Virgin London Marathon training: Week 16
Once you get into the taper, there’s very little you can do to improve your levels of fitness for race day, but there’s an awful lot you can do to ruin your race.
There’s a difficult balance to be struck between hitting the right level of intensity of training – so your miles count for something – and avoiding over-exertion or injury. With my recent hip pain, this has been an opportunity to run as I feel like running depending on the day.
April showers have hit the UK. The summer-like warmth of the past week weeks has been replaced by intermittent sunshine, claps of thunder and sudden, fierce, cold showers. (Of course, we’re still in drought and a hose-pipe ban is in force in areas, but with some parts of the country on flood alert. Go figure.) So, on looking out the office window on Tuesday to see the apocalypse bearing down at the end of the day, I decided to wait until the rain had passed and cut my run short. I knocked out a bit under four miles along Embankment before cycling home in the chilly sunshine.
The next day I opted for a commuter run, determined to run comfortably rather than push any particular pace. After a couple of miles warming up, I felt good and hit my stride on the way into work. On the way home I adopted a similar style, always careful not to over-stretch my stride. In the relatively crossing- and pedestrian-free sections I was knocking out a few sub-7 splits, which marks a big improvement from when I started running with my rucksack.
On Friday I didn’t feel like running. I was a bit tired, and we’d had a guest over to stay the previous night and there had been some nice red wine… One of those days when when the excuses just pile up… However, it was sunny and I forced myself out for at least a few miles to make up for Tuesday’s run. After a mile I was feeling really good and the usual 8.5 miles around Regents Park was a pleasure, and the speed felt comfortable and consistent. I knew it was a good run when, on my way back to the office, a cyclist passed me and shouted some comment about having caught me. He then got stuck at some traffic lights and I never saw him again…

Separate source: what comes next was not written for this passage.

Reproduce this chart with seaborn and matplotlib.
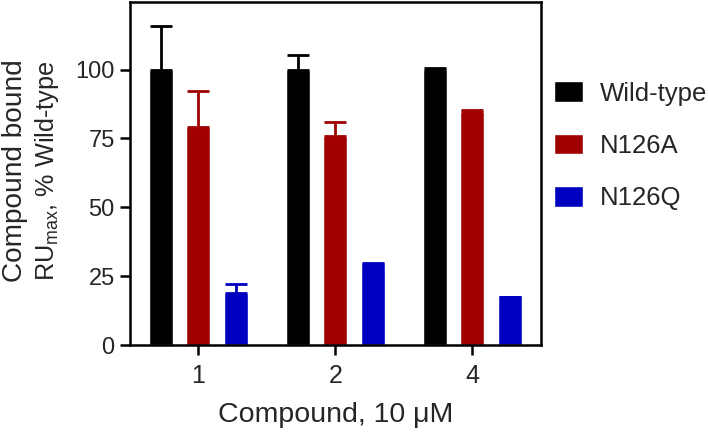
import matplotlib
matplotlib.use("Agg")
import matplotlib.pyplot as plt
import pandas as pd
import seaborn as sns

compounds = ["1", "2", "4"]
variants = ["Wild-type", "N126A", "N126Q"]
wild_type = [100.0, 100.0, 100.0]
wild_type_err = [15.7, 5.4, 0.7]
n126a = [79.3, 75.8, 84.5]
n126a_err = [13.1, 5.2, 1.0]
n126q = [18.9, 29.3, 17.3]
n126q_err = [3.2, 0.4, 0.3]
colors = {"Wild-type": "#000000", "N126A": "#A00000", "N126Q": "#0000C0"}


def main():
    sns.set_style("ticks")
    plt.rcParams["font.family"] = ["Liberation Sans", "DejaVu Sans"]
    plt.rcParams["mathtext.fontset"] = "custom"
    plt.rcParams["mathtext.rm"] = "Liberation Sans"
    plt.rcParams["mathtext.it"] = "Liberation Sans"

    values = {"Wild-type": wild_type, "N126A": n126a, "N126Q": n126q}
    errors = {"Wild-type": wild_type_err, "N126A": n126a_err, "N126Q": n126q_err}
    rows = []
    for v in variants:
        for c, val, err in zip(compounds, values[v], errors[v]):
            rows.append({"compound": c, "variant": v, "value": val, "err": err})
    df = pd.DataFrame(rows)

    fig = plt.figure(figsize=(7.08, 4.34), dpi=100)
    ax = fig.add_axes([0.1836, 0.205, 0.58, 0.79])
    sns.barplot(
        data=df, x="compound", y="value", hue="variant", order=compounds,
        hue_order=variants, palette=colors, width=0.82, gap=0.36,
        errorbar=None, saturation=1, ax=ax,
    )

    # upper-only error bars from each bar patch
    for cont, v in zip(ax.containers, variants):
        for patch, err in zip(cont.patches, errors[v]):
            xc = patch.get_x() + patch.get_width() / 2
            ax.errorbar(
                xc, patch.get_height(), yerr=[[0], [err]], fmt="none",
                ecolor=colors[v], elinewidth=2, capsize=8, capthick=2, zorder=3,
            )

    ax.set_xlim(-0.5, 2.5)
    ax.set_ylim(0, 124.5)
    ax.set_yticks([0, 25, 50, 75, 100])
    for s in ax.spines.values():
        s.set_linewidth(1.8)
        s.set_color("black")
    ax.tick_params(axis="both", width=1.8, length=7, color="black")
    ax.tick_params(axis="y", labelsize=17, pad=4)
    ax.tick_params(axis="x", labelsize=18, pad=7)
    ax.set_xlabel("Compound, 10 \u03bcM", fontsize=20.5, labelpad=10)
    ax.set_ylabel("")
    fig.text(0.021, 0.607, "Compound bound", rotation=90, fontsize=20.2,
             ha="center", va="center")
    fig.text(0.067, 0.607, "RU$_{\\mathrm{max}}$, % Wild-type", rotation=90,
             fontsize=18.2, ha="center", va="center")

    handles, labels = ax.get_legend_handles_labels()
    ax.legend(
        handles, labels, loc="upper left", bbox_to_anchor=(0.768, 0.836),
        bbox_transform=fig.transFigure, frameon=False, fontsize=18.5,
        handlelength=1.13, handleheight=0.85, handletextpad=0.66,
        labelspacing=1.1, borderaxespad=0,
    )

    fig.savefig("out.png", dpi=100)


if __name__ == "__main__":
    main()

Since fixing my bike, I’ve been cycling about 12 miles most days (except when I’m commuter-running), so I’ve been supplementing my running with cross training. Since Marco, my brother, was spending some quality time in Victoria Station while he waited for his connecting coach between Paris and Shrewsbury I cycled a 20-mile round journey on Saturday to meet him for lunch.
Finally, on Sunday, having put up a flat-pack desk so my girlfriend has a basecamp for Lizzycorp, I set out for my last pre-marathon long run. It was sunny but windy, and my main objective was running comfortably for 13 miles. Now, last year I felt that I was marathon-ready when I managed a sub-40 10k in training. This was a pace that I’ve been hitting consistently each Friday for 8.5 miles, so I was already feeling well-prepared on that front. However, settling into the half-marathon training run I was hitting a decent pace and feeling comfortable and relaxed. At around mile 10 I noticed something a little surprising… Before I ran the Royal Parks Half-marathon last year, I’d had a long-standing PB of 1:24:17 from the Bath Half-marathon. I’d noticed that if I kept my pace, I’d be likely to hit around that time in training. I pushed on – making sure to add a miniature loop to add the all-important 0.1 to the distance – and covered 13.2 miles in 1:24:11. (That’s sub-40 10k pace for 21k.)
This week clocked in at 40 miles. Although those miles will mostly have maintained my levels of fitness, they’ve been psychologically important. I’ve run faster than marathon pace feeling consistently comfortable and strong. All I need now is to make it through the next seven days taking it easy, drinking plenty of water and eating plenty of tasty carbs. I’m ready for race day, and properly looking forward to it too.